In the rasa of neutrality the devotee is so overwhelmingly conscious of God’s greatness that He can only adore Him passively. The devotee feels no impetus to render service, because he thinks that God is so great that there is nothing he can do for Him. Dante’s description of the Beatific Vision as producing stunned, enraptured awe before God suggests that neutrality is his highest conception of a relationship with God. In the rasa of servitorship there are also feelings of subordination, but they are not so extreme as to prevent the devotee from actively serving his Lord. In the fraternal rasa the devotee associates with Krsna on an equal level, as a friend of the same age and sex. And in the parental rasa Krsna enjoys having His devotee act as His superior. Krsna becomes the child, and His devotee loves and serves Him in the position of His mother or father. Finally, the most intimate rasa is conjugal love; here, the devotee regards Krsna as husband or lover.

Just as Krsna’s body is the prototype of our material body, so Krsna’s transcendental relationships are the prototypes of material relationships, which are perverted reflections of the originals. Accordingly, we should not project the quality of material affairs onto the spiritual rasas. The sublime exchange of ecstatic emotions in spiritual bodies that takes place between Krsna and the cowherd girls of Vrndavana cannot be compared with the gross features of material sex. Moreover, the relationships with Krsna in the spiritual world never grow stale or come to an end like the relationships in this world. In the spiritual world, all rasas continue for eternity.
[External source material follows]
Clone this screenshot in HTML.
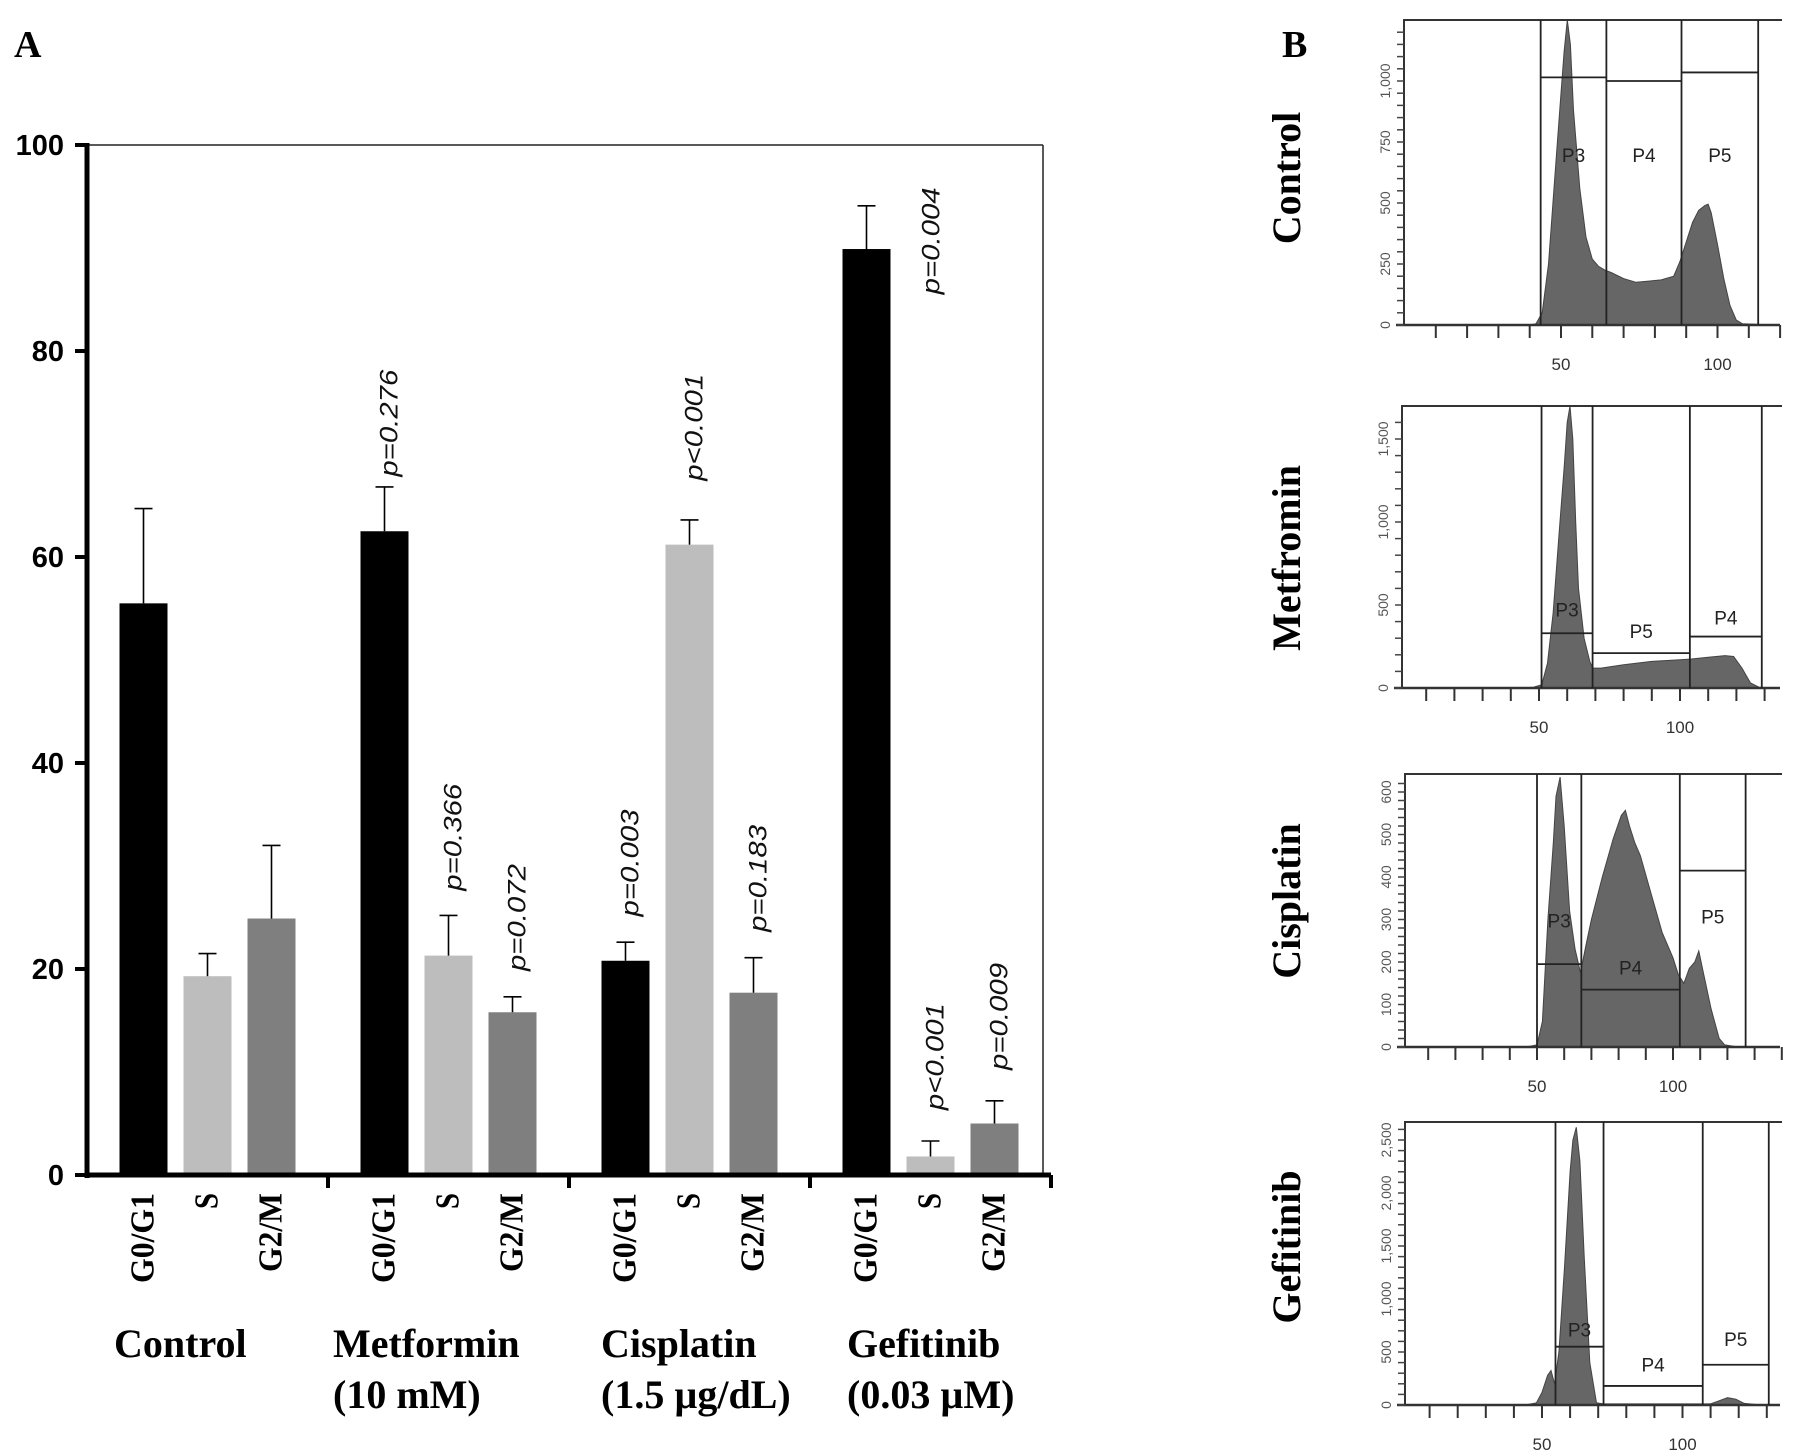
<!DOCTYPE html>
<html><head><meta charset="utf-8"><style>
html,body{margin:0;padding:0;background:#fff;}
svg{display:block;}
</style></head><body>
<svg id="fig" width="1795" height="1453" viewBox="0 0 1795 1453" xmlns="http://www.w3.org/2000/svg">
<text x="14" y="57" font-family="Liberation Serif, serif" font-weight="bold" font-size="38">A</text>
<text x="1282" y="57" font-family="Liberation Serif, serif" font-weight="bold" font-size="38">B</text>
<g id="barChart"></g>
<g id="hists"></g>
</svg>
<script>
// ===== Panel A data =====
const groups = ["Control", "Metformin", "Cisplatin", "Gefitinib"];
const groupSub = ["", "(10 mM)", "(1.5 \u00b5g/dL)", "(0.03 \u00b5M)"];
const phases = ["G0/G1", "S", "G2/M"];
const valG0 = [55.5, 62.5, 20.8, 89.9];
const valS = [19.3, 21.3, 61.2, 1.8];
const valG2M = [24.9, 15.8, 17.7, 5.0];
const errG0 = [9.2, 4.3, 1.8, 4.2];
const errS = [2.2, 3.9, 2.4, 1.5];
const errG2M = [7.1, 1.5, 3.4, 2.2];
const pText = [null, null, null, "p=0.276", "p=0.366", "p=0.072", "p=0.003", "p<0.001", "p=0.183", "p=0.004", "p<0.001", "p=0.009"];
const pBase = [0, 0, 0, 67.8, 27.6, 19.8, 25.1, 67.4, 23.6, 85.5, 6.3, 10.2];
const yTicks = [0, 20, 40, 60, 80, 100];

const NS = "http://www.w3.org/2000/svg";
function mk(tag, attrs, parent, txt) {
  const e = document.createElementNS(NS, tag);
  for (const k in attrs) e.setAttribute(k, attrs[k]);
  if (txt !== undefined) e.textContent = txt;
  parent.appendChild(e);
  return e;
}
const bc = document.getElementById("barChart");
const X0 = 87, XR = 1043, XA = 1051, Y0 = 1175, Y100 = 145;
const yS = v => Y0 - (v / 100) * (Y0 - Y100);
const GW = 241, BS = 64, BW = 48;
const barX = (g, j) => X0 + g * GW + 56.5 + j * BS;

// frame
let e;
e = mk("line", {x1: X0, y1: Y100, x2: XR, y2: Y100, stroke: "#222", "stroke-width": 1.5}, bc);
 
e = mk("line", {x1: XR, y1: Y100, x2: XR, y2: Y0, stroke: "#222", "stroke-width": 1.5}, bc);
 

const vals = [valG0, valS, valG2M], errs = [errG0, errS, errG2M];
const cols = ["#000000", "#bdbdbd", "#7f7f7f"];
for (let g = 0; g < groups.length; g++) {
  for (let j = 0; j < 3; j++) {
    const cx = barX(g, j), v = vals[j][g], er = errs[j][g];
    const r = mk("rect", {x: cx - BW / 2, y: yS(v), width: BW, height: Y0 - yS(v), fill: cols[j]}, bc);
    
    
    const l = mk("line", {x1: cx, y1: yS(v), x2: cx, y2: yS(v + er), stroke: "#000", "stroke-width": 1.6}, bc);
    
    
    const c = mk("line", {x1: cx - 9, y1: yS(v + er), x2: cx + 9, y2: yS(v + er), stroke: "#000", "stroke-width": 1.6}, bc);
    
    
    // phase label
    const ly = 1193;
    const t = mk("text", {x: 0, y: 0, transform: `translate(${cx + 10},${ly}) rotate(-90)`, "text-anchor": "end",
      "font-family": "Liberation Serif, serif", "font-weight": "bold", "font-size": 34}, bc, phases[j]);
    const lens = [90, 16, 79];
    t.setAttribute("textLength", lens[j]); t.setAttribute("lengthAdjust", "spacingAndGlyphs");
    
    
    // p label
    const k = g * 3 + j;
    if (pText[k]) {
      const px = (k === 9) ? barX(g, 1) + 1 : cx + 5;
      const pt = mk("text", {x: 0, y: 0, transform: `translate(${px + 8},${yS(pBase[k])}) rotate(-90)`,
        "font-family": "Liberation Sans, sans-serif", "font-style": "italic", "font-size": 25, fill: "#111"}, bc, pText[k]);
      pt.setAttribute("textLength", 107); pt.setAttribute("lengthAdjust", "spacingAndGlyphs");
      
      
    }
  }
  // group labels
  const gx = [114, 333, 601, 847][g];
  const gt = mk("text", {x: gx, y: 1357, "font-family": "Liberation Serif, serif", "font-weight": "bold", "font-size": 40}, bc, groups[g]);
  
  
  if (groupSub[g]) {
    const st = mk("text", {x: gx, y: 1408, "font-family": "Liberation Serif, serif", "font-weight": "bold", "font-size": 40}, bc, groupSub[g]);
    
    
  }
  const tk = mk("line", {x1: X0 + (g + 1) * GW, y1: Y0, x2: X0 + (g + 1) * GW, y2: Y0 + 13, stroke: "#000", "stroke-width": 4}, bc);
  
  
}
// axes
e = mk("line", {x1: X0, y1: Y100 - 2, x2: X0, y2: Y0 + 3, stroke: "#000", "stroke-width": 5}, bc);
 
e = mk("line", {x1: X0 - 2, y1: Y0, x2: XA, y2: Y0, stroke: "#000", "stroke-width": 5}, bc);
 
for (const t of yTicks) {
  const tl = mk("line", {x1: X0 - 12, y1: yS(t), x2: X0, y2: yS(t), stroke: "#000", "stroke-width": 4}, bc);
  
  
  const tt = mk("text", {x: 64, y: yS(t) + 10, "text-anchor": "end", "font-family": "Liberation Sans, sans-serif", "font-weight": "bold", "font-size": 29}, bc, String(t));
  
  
}

// ===== Panel B data =====
const panelNames = ["Control", "Metfromin", "Cisplatin", "Gefitinib"];
const h1X = [40, 42, 44, 46, 48, 50, 51, 52, 53, 54, 56, 58, 60, 62, 64, 66, 70, 74, 78, 82, 86, 88, 90, 92, 94, 96, 97, 98, 100, 102, 104, 106, 108, 112, 116];
const h1Y = [0, 5, 50, 250, 600, 950, 1120, 1250, 1150, 880, 560, 360, 270, 240, 225, 215, 190, 175, 180, 185, 200, 260, 340, 420, 470, 490, 495, 460, 330, 190, 80, 20, 5, 3, 0];
const h2X = [43, 48, 51, 53, 55, 57, 59, 60, 61, 62, 63, 64, 66, 68, 69, 72, 80, 90, 100, 104, 110, 116, 119, 122, 125, 128, 132];
const h2Y = [0, 5, 20, 150, 450, 900, 1350, 1600, 1700, 1500, 1000, 600, 300, 160, 120, 120, 140, 160, 170, 175, 185, 195, 190, 120, 30, 5, 0];
const h3X = [46, 50, 52, 54, 56, 57, 58.5, 60, 62, 64, 66, 68, 70, 74, 78, 81, 82.5, 84, 86, 88, 92, 96, 100, 102, 104, 106, 108, 109.5, 111, 114, 117, 119, 124];
const h3Y = [0, 5, 60, 300, 480, 590, 635, 520, 320, 230, 175, 240, 300, 400, 490, 545, 557, 520, 480, 450, 360, 270, 210, 170, 150, 185, 200, 226, 180, 90, 20, 5, 0];
const h4X = [44, 48, 50, 52, 53.2, 54.5, 56, 58, 60, 61, 62.2, 63.5, 65, 67, 69.4, 72, 90, 110, 113, 116, 119, 122, 128];
const h4Y = [0, 20, 120, 280, 325, 200, 500, 1300, 2200, 2500, 2620, 2300, 1400, 400, 20, 10, 10, 10, 40, 70, 55, 15, 0];
const histXs = [h1X, h2X, h3X, h4X];
const histYs = [h1Y, h2Y, h3Y, h4Y];
const gateX = [[43.5, 64.5, 88.5, 113], [50.9, 69, 103.5, 129], [50, 66.3, 102.5, 126.7], [54.8, 71.9, 107.2, 130.7]];
const gateH = [[1015, 1000, 1035, 1035], [330, 210, 310, 310], [195, 135, 415, 415], [550, 180, 380, 380]];
const gateNames = [["P3", "P4", "P5"], ["P3", "P5", "P4"], ["P3", "P4", "P5"], ["P3", "P4", "P5"]];
const gateLabelCount = [[700, 700, 700], [480, 350, 430], [300, 190, 310], [720, 390, 630]];
const yLabelVals = [[0, 250, 500, 750, 1000], [0, 500, 1000, 1500], [0, 100, 200, 300, 400, 500, 600], [0, 500, 1000, 1500, 2000, 2500]];
const xLabelVals = [50, 100];

// panel geometry (layout, not data)
const geo = [
  {left: 1404, top: 20, base: 325, x50: 1561, k: 3.13, ky: 0.244, minor: 50, sideY: 178},
  {left: 1402, top: 406, base: 688, x50: 1539, k: 2.82, ky: 0.166, minor: 100, sideY: 558},
  {left: 1405, top: 774, base: 1047, x50: 1537, k: 2.72, ky: 0.425, minor: 20, sideY: 901},
  {left: 1405, top: 1122, base: 1405, x50: 1542, k: 2.81, ky: 0.106, minor: 100, sideY: 1247}
];
const hg = document.getElementById("hists");
for (let p = 0; p < 4; p++) {
  const G = geo[p];
  const g = mk("g", {}, hg);
  
  
  const xs = u => G.x50 + (u - 50) * G.k;
  const ys = c => Math.max(G.top, G.base - c * G.ky);
  const side = mk("text", {x: 0, y: 0, transform: `translate(1300,${G.sideY}) rotate(-90)`, "text-anchor": "middle",
    "font-family": "Liberation Serif, serif", "font-weight": "bold", "font-size": 40}, g, panelNames[p]);
  
  
  // histogram area
  const hx = histXs[p], hy = histYs[p];
  let d = `M${xs(hx[0])},${G.base}`;
  for (let i = 0; i < hx.length; i++) d += ` L${xs(hx[i]).toFixed(1)},${ys(hy[i]).toFixed(1)}`;
  d += ` L${xs(hx[hx.length - 1])},${G.base} Z`;
  const hp = mk("path", {d: d, fill: "#666", stroke: "#444", "stroke-width": 1}, g);
  
  
  // box
  const bx = mk("path", {d: `M${G.left},${G.base} L${G.left},${G.top} L1782,${G.top}`, fill: "none", stroke: "#333", "stroke-width": 2}, g);
  
  
  const ax = mk("line", {x1: G.left - 8, y1: G.base, x2: 1780, y2: G.base, stroke: "#333", "stroke-width": 2.5}, g);
  
  
  // gates
  const gx = gateX[p], gh = gateH[p];
  for (let i = 0; i < 4; i++) {
    const gl = mk("line", {x1: xs(gx[i]), y1: G.top, x2: xs(gx[i]), y2: G.base, stroke: "#222", "stroke-width": 1.8}, g);
    
    
  }
  for (let i = 0; i < 3; i++) {
    const hl = mk("line", {x1: xs(gx[i]), y1: ys(gh[i]), x2: xs(gx[i + 1]), y2: ys(gh[i]), stroke: "#222", "stroke-width": 1.8}, g);
    
    
    const gt = mk("text", {x: (xs(gx[i]) + xs(gx[i + 1])) / 2, y: ys(gateLabelCount[p][i]) + 8, "text-anchor": "middle",
      "font-family": "Liberation Sans, sans-serif", "font-size": 19, fill: "#222"}, g, gateNames[p][i]);
    
    
  }
  // x ticks
  for (let u = 10; xs(u) < 1782; u += 10) {
    const tl = mk("line", {x1: xs(u), y1: G.base, x2: xs(u), y2: G.base + 13, stroke: "#333", "stroke-width": 2}, g);
    
    
  }
  for (const v of xLabelVals) {
    const tt = mk("text", {x: xs(v), y: G.base + 45, "text-anchor": "middle", "font-family": "Liberation Sans, sans-serif", "font-size": 17, fill: "#333"}, g, String(v));
    
    
  }
  // y minor ticks
  for (let c = 0; ys(c) > G.top + 2; c += G.minor) {
    const tl = mk("line", {x1: G.left - 7, y1: ys(c), x2: G.left, y2: ys(c), stroke: "#444", "stroke-width": 1.5}, g);
    
    
  }
  for (const v of yLabelVals[p]) {
    const tt = mk("text", {x: 0, y: 0, transform: `translate(${G.left - 14},${ys(v)}) rotate(-90)`, "text-anchor": "middle",
      "font-family": "Liberation Sans, sans-serif", "font-size": 14, fill: "#555"}, g, v >= 1000 ? (v / 1000).toFixed(v % 1000 ? 1 : 0).replace('.', ',') + (v % 1000 ? '00' : ',000') : String(v));
    
    
  }
}
</script>
</body></html>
Here in the material world we find reflections of these relationships, and because we are always interested in tasting rasas, we constantly enter into them and try to perpetuate them. Our problem, however, is that we do not find the satisfaction we seek. We are inevitably disappointed. For all rasas in the material world are eclipsed. Here everything is changing, unstable, and temporary. We form relationships with our heroes, our friends, our children, and our lovers or spouses, and we start off with vast hope and great expectations. We all remember—ruefully—that intoxicating promise of endless love our first adolescent infatuation brought. And what can match the boundless hope a mother feels when she first holds her newborn? Yet none of these relationships deliver what they promise. As we grow older, we become “mature” by learning how to live with dead rasas, failed relationships, broken hearts. And, having discovered that my hero has feet of clay, or that my best friend has betrayed my trust, or having seen what was once the sweetest girl of my dreams stare at me over a lawyer’s table with murderous hate, or having stood over the small grave of my child, I will find it hard, or even impossible, to love as I once hoped I could.

Our propensity to love tends naturally to expand without limit, yet in this world it meets with repeated impediments. The baffling of our urge to love becomes one of the most tragic features of life. The crux of the problem is that although we want to love. we are never more vulnerable than when we do. As soon as we love someone, we open ourselves to rejection, betrayal, separation, loss, and all the attending anguish and pain. Experience of these things has filled the world with bitter and disappointed people, cynics and misanthropes.

But even before we have suffered the pains of thwarted love, we aren’t able to love fully and unconditionally. There is an essential incompatability between what we are and what we can love in this world, and in our hearts we know it. Our desire to love without limit and without end is a clear indication that we are ourselves eternal, spiritual beings. At the same time, whatever we can love in this world is temporary and material. Consequently, we cannot love without fear, and, consciously or unconsciously, from the outset we cannot help but withhold the full investment of our love.

A frequent theme in literature concerns a hero or heroine who loves recklessly and without restraint, inevitably undergoes the most intense sort of suffering, and finally meets with a tragic or pitiful death. We may take these stories as cautionary tales. Yet we really don’t need them to remind us of the constant frustration of our being. There is no adequate object for our love in this world.

Therefore, out of boundless compassion for us. Krsna reveals His kingdom of transcendental, unrestricted love, in which He is eternally manifest as the ultimate object of affection—the most perfect hero, master, friend, child, and lover. His beauty is unrivaled, and His personality, expressed in infinitely varied exchanges of love, is ceaselessly fascinating. When we turn to Krsna, our loving propensity breaks loose at last from the tight confines of matter and opens up into an ever-expanding flow that never meets any resistance. That is why Krsna is perpetually inviting us to come to Him in His eternal abode and enjoy with Him forever the delights of an endless love.